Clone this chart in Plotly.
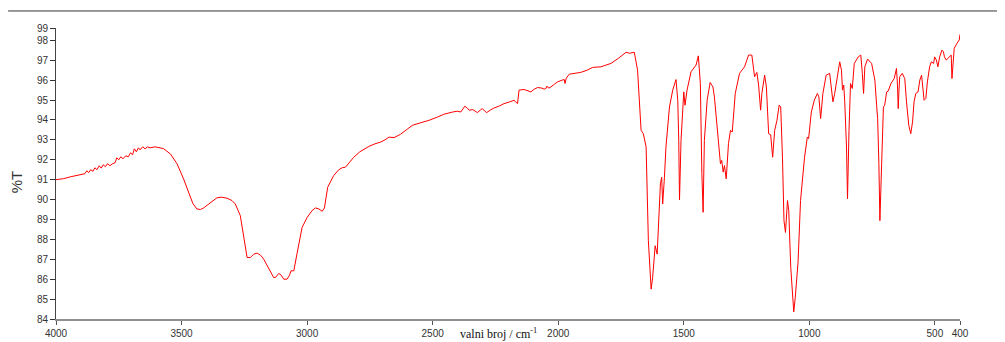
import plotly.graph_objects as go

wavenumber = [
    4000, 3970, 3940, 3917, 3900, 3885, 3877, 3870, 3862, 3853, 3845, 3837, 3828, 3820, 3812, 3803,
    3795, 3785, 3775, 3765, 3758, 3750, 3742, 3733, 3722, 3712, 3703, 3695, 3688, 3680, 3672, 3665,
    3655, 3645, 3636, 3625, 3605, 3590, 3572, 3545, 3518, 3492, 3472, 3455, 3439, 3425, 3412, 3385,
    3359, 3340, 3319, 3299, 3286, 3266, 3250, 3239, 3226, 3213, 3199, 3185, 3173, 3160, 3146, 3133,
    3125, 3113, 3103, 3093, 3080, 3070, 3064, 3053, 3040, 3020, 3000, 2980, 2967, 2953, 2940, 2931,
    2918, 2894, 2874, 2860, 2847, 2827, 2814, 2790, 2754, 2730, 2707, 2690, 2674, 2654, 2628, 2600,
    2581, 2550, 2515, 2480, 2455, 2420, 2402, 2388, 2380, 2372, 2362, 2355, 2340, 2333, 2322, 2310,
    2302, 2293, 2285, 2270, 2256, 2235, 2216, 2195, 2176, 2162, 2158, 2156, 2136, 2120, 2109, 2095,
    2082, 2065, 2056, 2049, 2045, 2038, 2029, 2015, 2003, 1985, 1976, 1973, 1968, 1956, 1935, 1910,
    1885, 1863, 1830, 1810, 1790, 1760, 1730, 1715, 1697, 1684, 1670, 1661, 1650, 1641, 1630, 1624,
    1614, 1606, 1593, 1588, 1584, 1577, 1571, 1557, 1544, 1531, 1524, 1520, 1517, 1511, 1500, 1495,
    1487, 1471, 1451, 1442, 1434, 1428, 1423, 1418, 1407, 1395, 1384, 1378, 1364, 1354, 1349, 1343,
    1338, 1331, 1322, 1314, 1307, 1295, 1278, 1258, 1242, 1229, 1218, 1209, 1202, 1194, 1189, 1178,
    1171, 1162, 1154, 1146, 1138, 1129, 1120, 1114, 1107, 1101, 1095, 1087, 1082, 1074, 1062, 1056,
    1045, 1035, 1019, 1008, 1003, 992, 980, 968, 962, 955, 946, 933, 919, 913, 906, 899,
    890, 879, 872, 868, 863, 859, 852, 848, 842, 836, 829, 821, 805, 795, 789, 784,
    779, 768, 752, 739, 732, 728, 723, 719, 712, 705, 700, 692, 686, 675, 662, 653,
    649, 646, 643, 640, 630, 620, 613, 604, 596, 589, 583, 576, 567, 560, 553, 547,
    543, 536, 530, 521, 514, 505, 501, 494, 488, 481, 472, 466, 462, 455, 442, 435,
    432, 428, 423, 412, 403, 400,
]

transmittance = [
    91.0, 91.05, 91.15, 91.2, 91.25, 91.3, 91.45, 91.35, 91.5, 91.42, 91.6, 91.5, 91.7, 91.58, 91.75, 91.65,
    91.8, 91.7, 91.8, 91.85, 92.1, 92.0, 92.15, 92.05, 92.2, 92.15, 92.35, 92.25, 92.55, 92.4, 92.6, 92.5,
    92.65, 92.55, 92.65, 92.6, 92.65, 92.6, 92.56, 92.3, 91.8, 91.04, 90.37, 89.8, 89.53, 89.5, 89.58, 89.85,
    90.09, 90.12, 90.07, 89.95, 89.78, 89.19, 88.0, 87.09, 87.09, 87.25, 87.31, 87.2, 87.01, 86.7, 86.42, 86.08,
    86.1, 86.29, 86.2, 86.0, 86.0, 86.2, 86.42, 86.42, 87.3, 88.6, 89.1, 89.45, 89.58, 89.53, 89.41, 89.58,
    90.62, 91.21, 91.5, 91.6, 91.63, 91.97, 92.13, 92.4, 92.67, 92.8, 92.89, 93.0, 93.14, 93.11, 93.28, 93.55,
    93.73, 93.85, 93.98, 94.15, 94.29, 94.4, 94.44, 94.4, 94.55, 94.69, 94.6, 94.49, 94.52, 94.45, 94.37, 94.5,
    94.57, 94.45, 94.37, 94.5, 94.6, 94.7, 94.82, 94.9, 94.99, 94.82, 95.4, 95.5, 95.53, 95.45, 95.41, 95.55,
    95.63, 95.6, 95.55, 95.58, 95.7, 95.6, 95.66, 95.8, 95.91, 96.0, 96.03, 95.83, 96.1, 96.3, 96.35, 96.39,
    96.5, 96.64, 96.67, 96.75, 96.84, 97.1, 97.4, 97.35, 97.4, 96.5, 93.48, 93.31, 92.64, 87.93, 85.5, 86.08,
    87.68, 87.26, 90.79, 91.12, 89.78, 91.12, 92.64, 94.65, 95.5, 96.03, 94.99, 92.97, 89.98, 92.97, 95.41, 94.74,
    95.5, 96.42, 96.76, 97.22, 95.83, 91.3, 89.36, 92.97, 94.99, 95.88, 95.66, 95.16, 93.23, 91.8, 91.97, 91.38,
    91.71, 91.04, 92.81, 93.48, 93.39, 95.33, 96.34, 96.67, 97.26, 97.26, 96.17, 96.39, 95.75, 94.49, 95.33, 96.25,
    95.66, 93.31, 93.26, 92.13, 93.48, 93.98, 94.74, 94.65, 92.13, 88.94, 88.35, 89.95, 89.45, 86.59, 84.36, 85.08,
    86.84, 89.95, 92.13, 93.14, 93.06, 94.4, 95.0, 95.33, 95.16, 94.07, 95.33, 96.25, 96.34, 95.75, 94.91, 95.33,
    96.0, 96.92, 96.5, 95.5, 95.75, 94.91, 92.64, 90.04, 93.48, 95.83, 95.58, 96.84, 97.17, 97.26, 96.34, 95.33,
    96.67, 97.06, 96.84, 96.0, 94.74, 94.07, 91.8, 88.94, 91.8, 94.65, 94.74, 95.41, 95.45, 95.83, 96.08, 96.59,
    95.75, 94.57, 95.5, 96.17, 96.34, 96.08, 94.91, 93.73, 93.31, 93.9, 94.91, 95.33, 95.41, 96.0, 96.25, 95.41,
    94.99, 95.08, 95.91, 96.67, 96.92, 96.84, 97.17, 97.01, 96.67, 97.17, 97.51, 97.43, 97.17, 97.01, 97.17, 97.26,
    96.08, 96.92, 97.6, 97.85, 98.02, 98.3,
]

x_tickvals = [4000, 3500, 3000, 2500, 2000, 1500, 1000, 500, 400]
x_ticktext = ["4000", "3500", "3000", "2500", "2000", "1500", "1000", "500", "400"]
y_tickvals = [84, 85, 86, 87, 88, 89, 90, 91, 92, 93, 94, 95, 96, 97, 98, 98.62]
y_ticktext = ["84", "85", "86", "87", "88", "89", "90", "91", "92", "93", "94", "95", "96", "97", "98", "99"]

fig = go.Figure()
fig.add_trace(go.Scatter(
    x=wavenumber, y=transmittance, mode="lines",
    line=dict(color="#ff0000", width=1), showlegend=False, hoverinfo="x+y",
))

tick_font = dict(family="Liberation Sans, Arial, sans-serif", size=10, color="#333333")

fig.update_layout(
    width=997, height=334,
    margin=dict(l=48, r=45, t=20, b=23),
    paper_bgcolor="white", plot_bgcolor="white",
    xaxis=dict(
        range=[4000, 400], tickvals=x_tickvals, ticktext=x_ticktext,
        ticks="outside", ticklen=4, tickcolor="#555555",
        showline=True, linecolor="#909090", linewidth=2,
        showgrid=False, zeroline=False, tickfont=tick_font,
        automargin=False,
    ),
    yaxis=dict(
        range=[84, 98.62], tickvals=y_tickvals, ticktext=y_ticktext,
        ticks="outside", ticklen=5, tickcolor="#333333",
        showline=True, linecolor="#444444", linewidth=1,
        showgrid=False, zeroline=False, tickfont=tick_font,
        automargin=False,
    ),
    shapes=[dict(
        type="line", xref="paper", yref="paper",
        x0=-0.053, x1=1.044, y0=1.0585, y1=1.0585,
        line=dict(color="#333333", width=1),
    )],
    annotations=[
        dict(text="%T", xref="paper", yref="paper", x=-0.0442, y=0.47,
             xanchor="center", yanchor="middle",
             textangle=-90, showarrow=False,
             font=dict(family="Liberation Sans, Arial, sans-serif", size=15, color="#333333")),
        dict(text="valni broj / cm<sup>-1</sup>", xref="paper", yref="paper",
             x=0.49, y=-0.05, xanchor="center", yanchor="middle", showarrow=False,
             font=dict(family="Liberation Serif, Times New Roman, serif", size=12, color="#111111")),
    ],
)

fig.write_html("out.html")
───
Everything from the top line of the data down to and including the line with "import plotly.graph_objects as go" is to be copied, except the pictures.

Clone this chart in Plotly.
import plotly.graph_objects as go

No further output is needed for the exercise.